Introduction – What is python?
Python is a script-based programming language with a very clean syntax and a lot of packages for extended functionality. It is used widely in industry and is one of the leading programming languages in some fields.
Packages for Probability and Statistics
There are mainly two packages which are of importance. The first one is NumPy, this is a package for scientific computing. It is not strictly for probability and statistics, rather is provides a wide array of mathematical functionality such as support for matrices, linear algebra, Fourier transform as well as random number generation. NumPy is part of the SciPy Stack, hence it’s better to download the whole stack with all included software, since you might need the other functionality as well. A lot of the probability functions reside in the “scipy.stats” package. With this we can generate a huge amount of different types of random variables, it is truly a great library.
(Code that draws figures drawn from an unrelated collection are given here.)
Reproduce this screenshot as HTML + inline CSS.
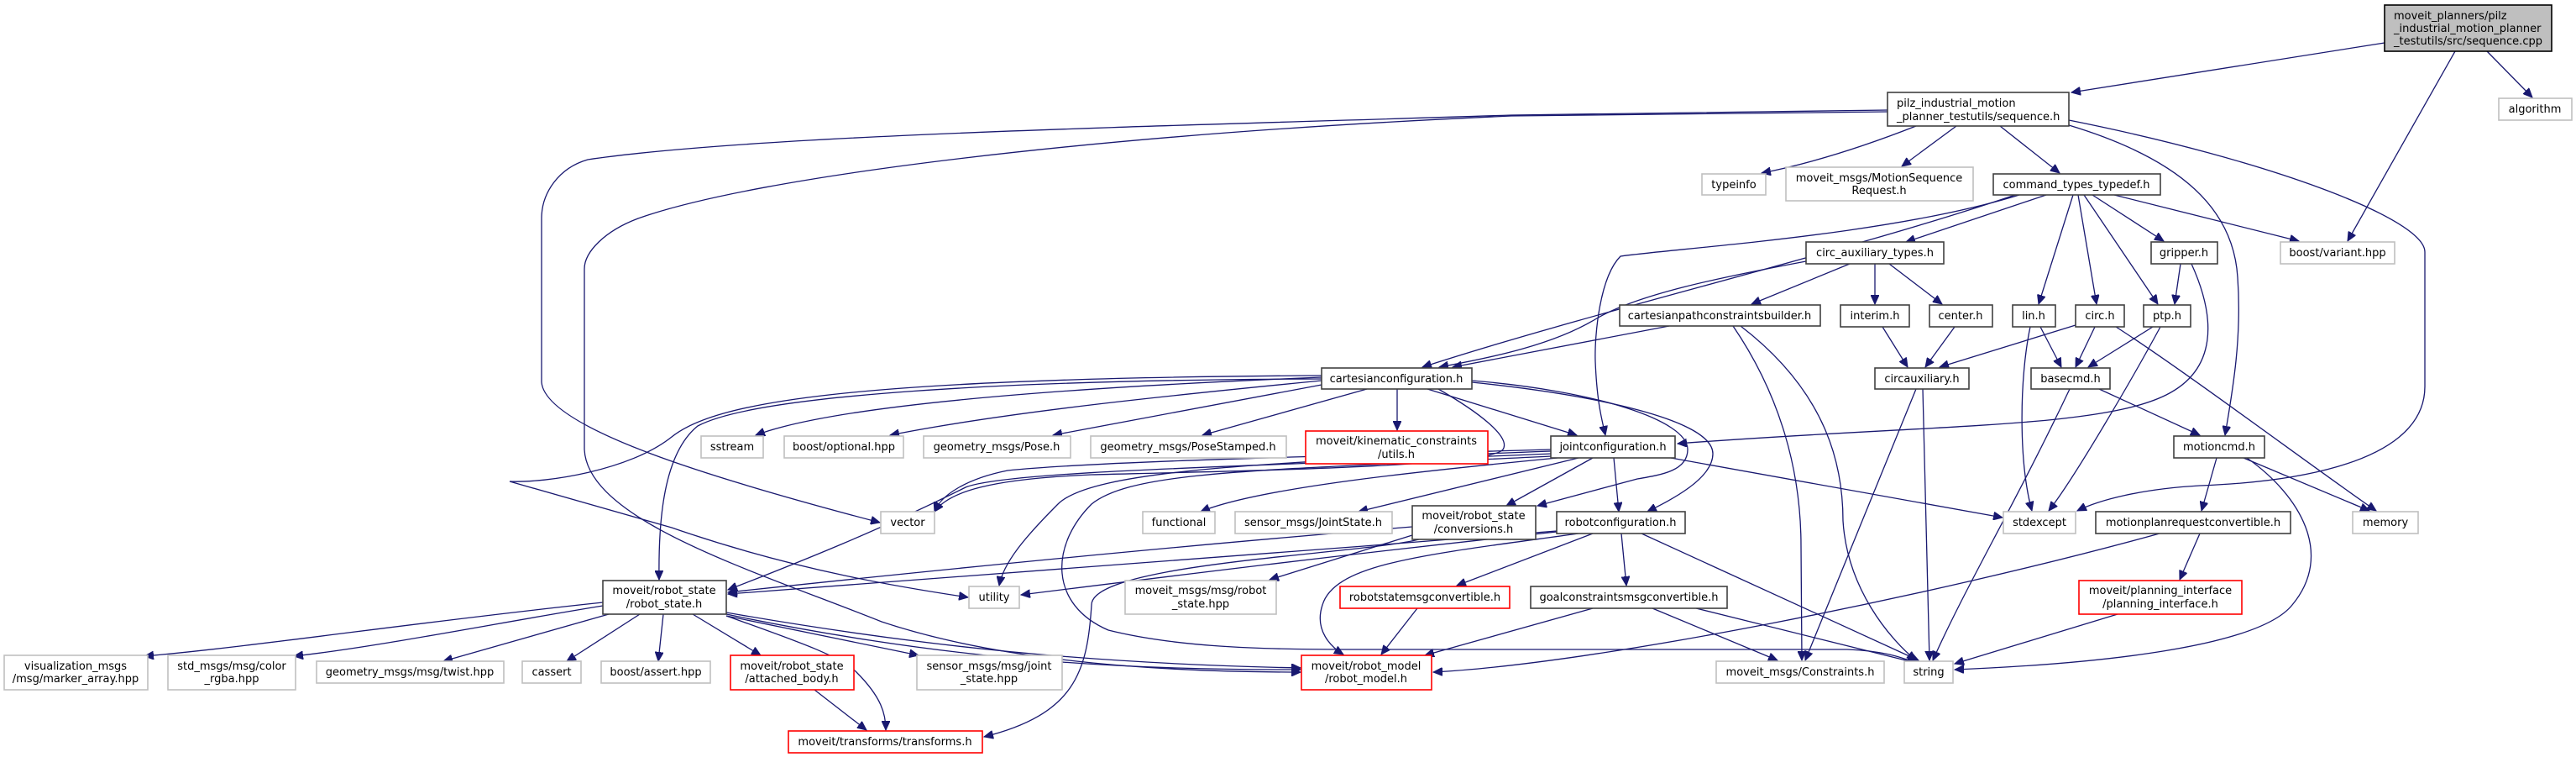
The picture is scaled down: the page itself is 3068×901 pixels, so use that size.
<!DOCTYPE html>
<html><head><meta charset="utf-8"><style>
html,body{margin:0;padding:0;background:#fff;}
svg{display:block;}
text{font-family:"DejaVu Sans","Liberation Sans",sans-serif;font-size:13px;fill:#000;}
.e{fill:none;stroke:#191970;stroke-width:1.3;marker-end:url(#a);}
.nb{fill:#fff;stroke:#404040;stroke-width:1.6;}
.ng{fill:#fff;stroke:#bfbfbf;stroke-width:1.6;}
.nr{fill:#fff;stroke:#ff0000;stroke-width:1.6;}
</style></head><body>
<svg width="3068" height="901" viewBox="0 0 3068 901" xmlns="http://www.w3.org/2000/svg">
<defs><marker id="a" markerUnits="userSpaceOnUse" markerWidth="12" markerHeight="10" refX="11" refY="5" orient="auto"><path d="M0,0 L11,5 L0,10 z" fill="#191970" stroke="#191970"/></marker></defs>
<g>
<path class="e" d="M2840,51 L2467,110"/>
<path class="e" d="M2924,61 L2796,287"/>
<path class="e" d="M2962,61 L3016,116"/>
<path class="e" d="M2282,150 Q2180,190 2098,206"/>
<path class="e" d="M2330,150 L2265,198"/>
<path class="e" d="M2382,150 L2453,206"/>
<path class="e" d="M2464,149 C2600,190 2660,250 2665,330 C2670,400 2660,460 2650,518"/>
<path class="e" d="M2464,143 C2700,190 2888,260 2888,300 L2888,460 C2888,560 2700,575 2620,578 C2550,582 2500,595 2474,608"/>
<path class="e" d="M2248,131 L1800,137 C1400,150 900,160 700,190 C665,200 645,230 645,260 L645,455 C650,510 850,570 1048,622"/>
<path class="e" d="M2248,133 L1800,138 C1300,160 900,210 760,260 C720,275 696,300 696,320 L696,535 C700,620 900,680 1050,740 C1200,790 1400,800 1549,800"/>
<path class="e" d="M2400,232 C2200,300 1900,370 1694,437"/>
<path class="e" d="M2405,232 C2250,280 2000,295 1930,305 C1905,330 1899,400 1900,430 C1902,480 1908,500 1912,518"/>
<path class="e" d="M2437,232 L2270,288"/>
<path class="e" d="M2469,232 L2428,362"/>
<path class="e" d="M2475,232 L2497,362"/>
<path class="e" d="M2482,232 L2570,362"/>
<path class="e" d="M2492,232 L2577,287"/>
<path class="e" d="M2518,232 L2738,287"/>
<path class="e" d="M2151,311 C2050,330 1950,350 1900,380 C1850,410 1780,425 1714,437"/>
<path class="e" d="M2203,314 L2086,362"/>
<path class="e" d="M2233,314 L2233,362"/>
<path class="e" d="M2250,314 L2313,362"/>
<path class="e" d="M1988,388 L1730,437"/>
<path class="e" d="M2064,388 C2120,470 2145,560 2145,650 L2146,786"/>
<path class="e" d="M2073,388 C2180,470 2195,560 2195,620 C2200,700 2250,760 2282,786"/>
<path class="e" d="M2242,389 L2272,437"/>
<path class="e" d="M2328,389 L2293,437"/>
<path class="e" d="M2472,387 L2310,437"/>
<path class="e" d="M2495,389 L2472,437"/>
<path class="e" d="M2520,389 C2600,440 2760,560 2830,608"/>
<path class="e" d="M2430,389 L2455,437"/>
<path class="e" d="M2418,389 C2405,450 2404,550 2420,608"/>
<path class="e" d="M2564,389 L2487,437"/>
<path class="e" d="M2573,389 C2540,450 2470,570 2440,608"/>
<path class="e" d="M2597,314 L2590,362"/>
<path class="e" d="M2610,314 C2640,380 2640,440 2580,470 C2500,510 2300,505 1998,528"/>
<path class="e" d="M2282,463 L2150,786"/>
<path class="e" d="M2290,463 L2298,786"/>
<path class="e" d="M2500,463 L2620,518"/>
<path class="e" d="M2465,463 C2400,600 2340,700 2302,786"/>
<path class="e" d="M2640,545 L2622,608"/>
<path class="e" d="M2672,545 L2822,608"/>
<path class="e" d="M2676,545 C2740,590 2780,660 2730,720 C2690,770 2500,790 2328,797"/>
<path class="e" d="M2620,635 L2596,690"/>
<path class="e" d="M2572,635 C2300,710 1900,790 1707,800"/>
<path class="e" d="M2522,731 L2328,790"/>
<path class="e" d="M1753,455 C1900,470 2040,500 2040,540 C2040,570 1990,595 1962,609"/>
<path class="e" d="M1753,453 C1900,465 2010,500 2010,535 C2010,560 1980,565 1950,570 L1831,602"/>
<path class="e" d="M1664,463 L1664,512"/>
<path class="e" d="M1700,463 L1878,518"/>
<path class="e" d="M1628,463 L1432,518"/>
<path class="e" d="M1574,458 L1254,518"/>
<path class="e" d="M1574,453 C1400,470 1200,490 1060,518"/>
<path class="e" d="M1574,449 C1300,460 1000,480 900,518"/>
<path class="e" d="M1574,451 C1200,452 900,470 831,507 C790,540 784,620 785,690"/>
<path class="e" d="M1574,447 C1000,450 850,480 800,520 C750,560 650,575 607,573 L800,628 C950,680 1080,700 1153,711"/>
<path class="e" d="M1713,463 C1760,490 1800,520 1790,535 C1775,555 1500,560 1300,565 C1180,570 1130,585 1113,609"/>
<path class="e" d="M1847,535 C1500,545 1300,550 1200,560 C1150,570 1120,590 1113,609"/>
<path class="e" d="M1847,537 C1500,550 1300,560 1260,600 C1220,640 1195,670 1190,697"/>
<path class="e" d="M1855,545 C1700,560 1500,580 1430,609"/>
<path class="e" d="M1880,545 L1618,609"/>
<path class="e" d="M1897,545 L1794,602"/>
<path class="e" d="M1922,545 L1928,609"/>
<path class="e" d="M1990,545 L2385,616"/>
<path class="e" d="M1848,540 C1500,555 1200,560 1150,580 C1050,630 950,670 867,702"/>
<path class="e" d="M1848,543 C1500,560 1350,560 1300,600 C1250,650 1250,720 1320,750 C1400,770 1500,773 1600,773 L2200,773 C2250,775 2270,785 2282,789"/>
<path class="e" d="M1682,627 C1400,650 1100,680 867,705"/>
<path class="e" d="M1682,637 L1512,690"/>
<path class="e" d="M1690,642 C1620,660 1300,670 1300,720 C1295,800 1280,850 1172,877"/>
<path class="e" d="M1854,632 C1500,660 1100,690 867,707"/>
<path class="e" d="M1854,633 C1600,660 1400,685 1216,708"/>
<path class="e" d="M1880,635 C1700,660 1590,670 1575,720 C1565,750 1585,770 1600,779"/>
<path class="e" d="M1897,635 L1735,697"/>
<path class="e" d="M1931,635 L1937,697"/>
<path class="e" d="M1955,635 L2285,786"/>
<path class="e" d="M1688,724 L1645,779"/>
<path class="e" d="M1897,724 L1697,780"/>
<path class="e" d="M1968,724 L2117,786"/>
<path class="e" d="M2020,724 L2282,789"/>
<path class="e" d="M718,717 C500,740 300,770 172,781"/>
<path class="e" d="M718,721 C600,740 450,770 350,781"/>
<path class="e" d="M725,731 L528,787"/>
<path class="e" d="M762,731 L675,787"/>
<path class="e" d="M790,731 L784,787"/>
<path class="e" d="M825,731 L906,780"/>
<path class="e" d="M865,733 C940,760 1000,780 1020,800 C1050,830 1055,850 1055,869"/>
<path class="e" d="M865,733 L1094,780"/>
<path class="e" d="M865,729 C1100,770 1300,790 1549,795"/>
<path class="e" d="M865,731 C1100,780 1300,798 1549,797"/>
<path class="e" d="M970,821 L1032,869"/>
</g>
<g>
<rect x="2840" y="6" width="199" height="55" fill="#bfbfbf" stroke="#000" stroke-width="1.6"/>
<text x="2851" y="23">moveit_planners/pilz</text><text x="2851" y="38">_industrial_motion_planner</text><text x="2851" y="53">_testutils/src/sequence.cpp</text>
<rect class="nb" x="2248" y="110" width="216" height="40"/>
<text x="2259" y="127">pilz_industrial_motion</text><text x="2259" y="143">_planner_testutils/sequence.h</text>
<rect class="ng" x="2976" y="117" width="87" height="26"/><text x="3019" y="134" text-anchor="middle">algorithm</text>
<rect class="ng" x="2027" y="207" width="76" height="25"/><text x="2065" y="224" text-anchor="middle">typeinfo</text>
<rect class="ng" x="2127" y="199" width="223" height="40"/><text x="2238" y="216" text-anchor="middle">moveit_msgs/MotionSequence</text><text x="2238" y="231" text-anchor="middle">Request.h</text>
<rect class="nb" x="2374" y="207" width="199" height="25"/><text x="2473" y="224" text-anchor="middle">command_types_typedef.h</text>
<rect class="ng" x="2716" y="288" width="136" height="26"/><text x="2784" y="305" text-anchor="middle">boost/variant.hpp</text>
<rect class="nb" x="2151" y="288" width="164" height="26"/><text x="2233" y="305" text-anchor="middle">circ_auxiliary_types.h</text>
<rect class="nb" x="2562" y="288" width="79" height="26"/><text x="2601" y="305" text-anchor="middle">gripper.h</text>
<rect class="nb" x="1929" y="363" width="239" height="25"/><text x="2048" y="380" text-anchor="middle">cartesianpathconstraintsbuilder.h</text>
<rect class="nb" x="2192" y="363" width="82" height="26"/><text x="2233" y="380" text-anchor="middle">interim.h</text>
<rect class="nb" x="2298" y="363" width="75" height="26"/><text x="2335" y="380" text-anchor="middle">center.h</text>
<rect class="nb" x="2397" y="363" width="51" height="26"/><text x="2422" y="380" text-anchor="middle">lin.h</text>
<rect class="nb" x="2472" y="363" width="58" height="26"/><text x="2501" y="380" text-anchor="middle">circ.h</text>
<rect class="nb" x="2553" y="363" width="56" height="26"/><text x="2581" y="380" text-anchor="middle">ptp.h</text>
<rect class="nb" x="1574" y="438" width="179" height="25"/><text x="1663" y="455" text-anchor="middle">cartesianconfiguration.h</text>
<rect class="nb" x="2233" y="438" width="112" height="25"/><text x="2289" y="455" text-anchor="middle">circauxiliary.h</text>
<rect class="nb" x="2419" y="438" width="94" height="25"/><text x="2466" y="455" text-anchor="middle">basecmd.h</text>
<rect class="ng" x="835" y="519" width="74" height="26"/><text x="872" y="536" text-anchor="middle">sstream</text>
<rect class="ng" x="934" y="519" width="142" height="26"/><text x="1005" y="536" text-anchor="middle">boost/optional.hpp</text>
<rect class="ng" x="1100" y="519" width="175" height="26"/><text x="1187" y="536" text-anchor="middle">geometry_msgs/Pose.h</text>
<rect class="ng" x="1299" y="519" width="233" height="26"/><text x="1415" y="536" text-anchor="middle">geometry_msgs/PoseStamped.h</text>
<rect class="nr" x="1555" y="513" width="217" height="39"/><text x="1663" y="529" text-anchor="middle">moveit/kinematic_constraints</text><text x="1663" y="545" text-anchor="middle">/utils.h</text>
<rect class="nb" x="1847" y="519" width="148" height="26"/><text x="1921" y="536" text-anchor="middle">jointconfiguration.h</text>
<rect class="nb" x="2589" y="519" width="108" height="26"/><text x="2643" y="536" text-anchor="middle">motioncmd.h</text>
<rect class="nb" x="1682" y="602" width="147" height="40"/><text x="1755" y="618" text-anchor="middle">moveit/robot_state</text><text x="1755" y="634" text-anchor="middle">/conversions.h</text>
<rect class="ng" x="1049" y="609" width="64" height="26"/><text x="1081" y="626" text-anchor="middle">vector</text>
<rect class="ng" x="1361" y="609" width="86" height="26"/><text x="1404" y="626" text-anchor="middle">functional</text>
<rect class="ng" x="1471" y="609" width="187" height="26"/><text x="1564" y="626" text-anchor="middle">sensor_msgs/JointState.h</text>
<rect class="nb" x="1854" y="609" width="153" height="26"/><text x="1930" y="626" text-anchor="middle">robotconfiguration.h</text>
<rect class="ng" x="2386" y="609" width="86" height="26"/><text x="2429" y="626" text-anchor="middle">stdexcept</text>
<rect class="nb" x="2496" y="609" width="232" height="26"/><text x="2612" y="626" text-anchor="middle">motionplanrequestconvertible.h</text>
<rect class="ng" x="2802" y="609" width="78" height="26"/><text x="2841" y="626" text-anchor="middle">memory</text>
<rect class="nb" x="718" y="691" width="147" height="40"/><text x="791" y="707" text-anchor="middle">moveit/robot_state</text><text x="791" y="723" text-anchor="middle">/robot_state.h</text>
<rect class="ng" x="1154" y="698" width="60" height="26"/><text x="1184" y="715" text-anchor="middle">utility</text>
<rect class="ng" x="1340" y="691" width="180" height="40"/><text x="1430" y="707" text-anchor="middle">moveit_msgs/msg/robot</text><text x="1430" y="723" text-anchor="middle">_state.hpp</text>
<rect class="nr" x="1596" y="698" width="202" height="26"/><text x="1697" y="715" text-anchor="middle">robotstatemsgconvertible.h</text>
<rect class="nb" x="1823" y="698" width="234" height="26"/><text x="1940" y="715" text-anchor="middle">goalconstraintsmsgconvertible.h</text>
<rect class="nr" x="2476" y="691" width="194" height="40"/><text x="2573" y="707" text-anchor="middle">moveit/planning_interface</text><text x="2573" y="723" text-anchor="middle">/planning_interface.h</text>
<rect class="ng" x="5" y="780" width="171" height="41"/><text x="90" y="797" text-anchor="middle">visualization_msgs</text><text x="90" y="812" text-anchor="middle">/msg/marker_array.hpp</text>
<rect class="ng" x="200" y="780" width="152" height="41"/><text x="276" y="797" text-anchor="middle">std_msgs/msg/color</text><text x="276" y="812" text-anchor="middle">_rgba.hpp</text>
<rect class="ng" x="377" y="787" width="223" height="26"/><text x="488" y="804" text-anchor="middle">geometry_msgs/msg/twist.hpp</text>
<rect class="ng" x="622" y="787" width="70" height="26"/><text x="657" y="804" text-anchor="middle">cassert</text>
<rect class="ng" x="716" y="787" width="130" height="26"/><text x="781" y="804" text-anchor="middle">boost/assert.hpp</text>
<rect class="nr" x="870" y="780" width="147" height="41"/><text x="943" y="797" text-anchor="middle">moveit/robot_state</text><text x="943" y="812" text-anchor="middle">/attached_body.h</text>
<rect class="ng" x="1092" y="780" width="173" height="41"/><text x="1178" y="797" text-anchor="middle">sensor_msgs/msg/joint</text><text x="1178" y="812" text-anchor="middle">_state.hpp</text>
<rect class="nr" x="1550" y="780" width="155" height="41"/><text x="1627" y="797" text-anchor="middle">moveit/robot_model</text><text x="1627" y="812" text-anchor="middle">/robot_model.h</text>
<rect class="ng" x="2044" y="787" width="200" height="26"/><text x="2144" y="804" text-anchor="middle">moveit_msgs/Constraints.h</text>
<rect class="ng" x="2268" y="787" width="58" height="26"/><text x="2297" y="804" text-anchor="middle">string</text>
<rect class="nr" x="939" y="870" width="231" height="26"/><text x="1054" y="887" text-anchor="middle">moveit/transforms/transforms.h</text>
</g>
</svg>
</body></html>
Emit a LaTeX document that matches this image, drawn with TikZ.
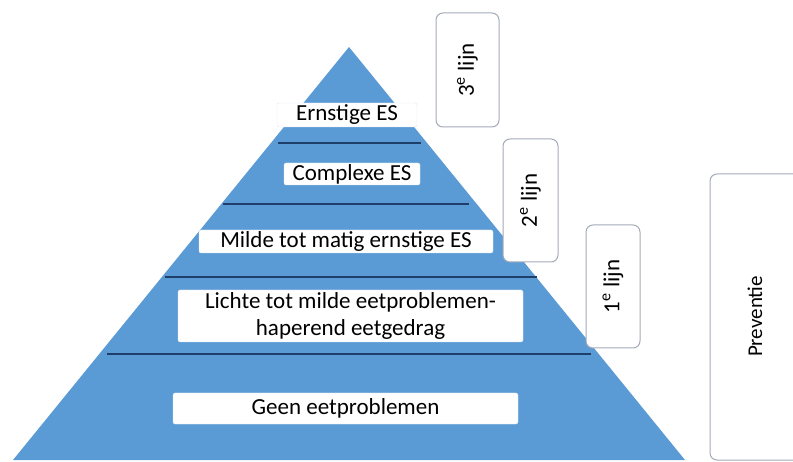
\documentclass[tikz,border=0pt]{standalone}
\usepackage{fontspec}
\setmainfont{Carlito}
\usetikzlibrary{positioning}
\definecolor{pyramidblue}{HTML}{5B9BD5}
\definecolor{layerrule}{HTML}{1F3F6B}
\definecolor{boxgray}{HTML}{A3ABB7}

\begin{document}
\begin{tikzpicture}[x=1pt, y=-1pt,
    levelbox/.style={draw=white!75!pyramidblue, fill=white, inner sep=0pt, rounded corners=2pt, align=center, font=\fontsize{23}{27}\selectfont},
    lijnbox/.style={draw=boxgray, line width=1pt, fill=white, rounded corners=7pt, inner sep=0pt, rotate=90, font=\fontsize{23}{26}\selectfont},
    rule/.style={draw=layerrule, line width=1.5pt}]

    \clip (0, 0) rectangle (793, 462);

    % pyramid
    \fill[pyramidblue] (349, 47) -- (685, 460) -- (13, 460) -- cycle;

    \draw[rule] (278, 143) -- (421, 143);
    \draw[rule] (223, 204) -- (469, 204);
    \draw[rule] (165, 277) -- (537, 277);
    \draw[rule] (107, 354) -- (591, 354);

    % levels
    \node[levelbox, minimum width=140pt, minimum height=24pt] (ernstig) at (347, 115) {Ernstige ES};
    \node[levelbox, minimum width=136pt, minimum height=22pt] (complex) at (352, 174) {Complexe ES};
    \node[levelbox, minimum width=294pt, minimum height=23pt] (milde) at (346, 241.5) {Milde tot matig ernstige ES};
    \node[levelbox, minimum width=345pt, minimum height=52pt] (lichte) at (350.5, 316) {Lichte tot milde eetproblemen-\\haperend eetgedrag};
    \node[levelbox, minimum width=345pt, minimum height=31pt] (geen) at (345.5, 408.5) {Geen eetproblemen};

    % care lines
    \node[lijnbox, minimum width=114pt, minimum height=63pt] (lijn3) at (467.5, 70) {3\textsuperscript{e} lijn};
    \node[lijnbox, minimum width=123pt, minimum height=55pt] (lijn2) at (530.5, 200.5) {2\textsuperscript{e} lijn};
    \node[lijnbox, minimum width=123pt, minimum height=54pt] (lijn1) at (613, 286.5) {1\textsuperscript{e} lijn};
    \node[lijnbox, rotate=-90, minimum width=100pt, minimum height=286pt] (preventie) at (760, 317) {};
    \node[rotate=90, font=\fontsize{21}{24}\selectfont] (preventietekst) at (755, 316.5) {Preventie};

\end{tikzpicture}
\end{document}
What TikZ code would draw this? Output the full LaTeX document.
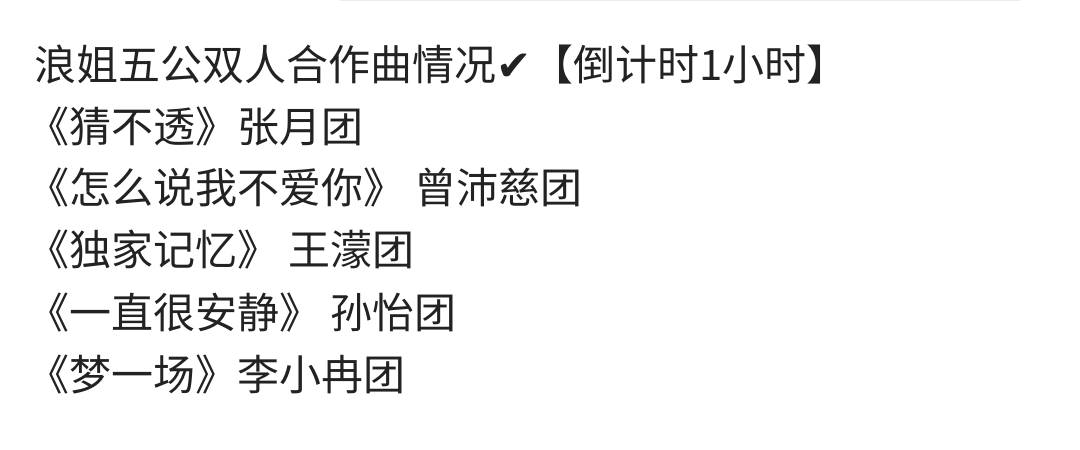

Example – Generate Gaussian Random Variable
Let’s start simple and generate a Gaussian random vector first. This is basically a vector which at each element contains a realization of a random variable. To generate 100 values, we can write
import scipy
from scipy import stats
import matplotlib.pyplot as plt
x =scipy.stats.norm.rvs(size=100)
plt.plot(x)
plt.xlabel(‘Index’)
plt.ylabel(‘Value’)
plt.title(‘Gaussian random vector’)
plt.show()
Lets step through the code step by step. The variable x is filled with Gaussian random variable values by the norm.rvs command. The result is then plotted by the plt.plot command. This generates the following output
If we look in the scipy.stats documentation, we can find a huge amount of random number generators, this is great for development and can produce very advanced and sophisticated programs. Add on this that there are packages for advanced topics such as machine learning, that can be used together with the SciPy package.
Summary
We learned what is required to generate random numbers in Python, and how to generate a Gaussian random vector, which is basically a list of independent Gaussian random variables. We also learn how to plot using matplotlib. To plot other distributions, we just simple need to change what function we use to set the vector x. In comparison with Matlab we see that this example is similar. Hence for low level applications it is probably better to use Python since there is no licence fee for it.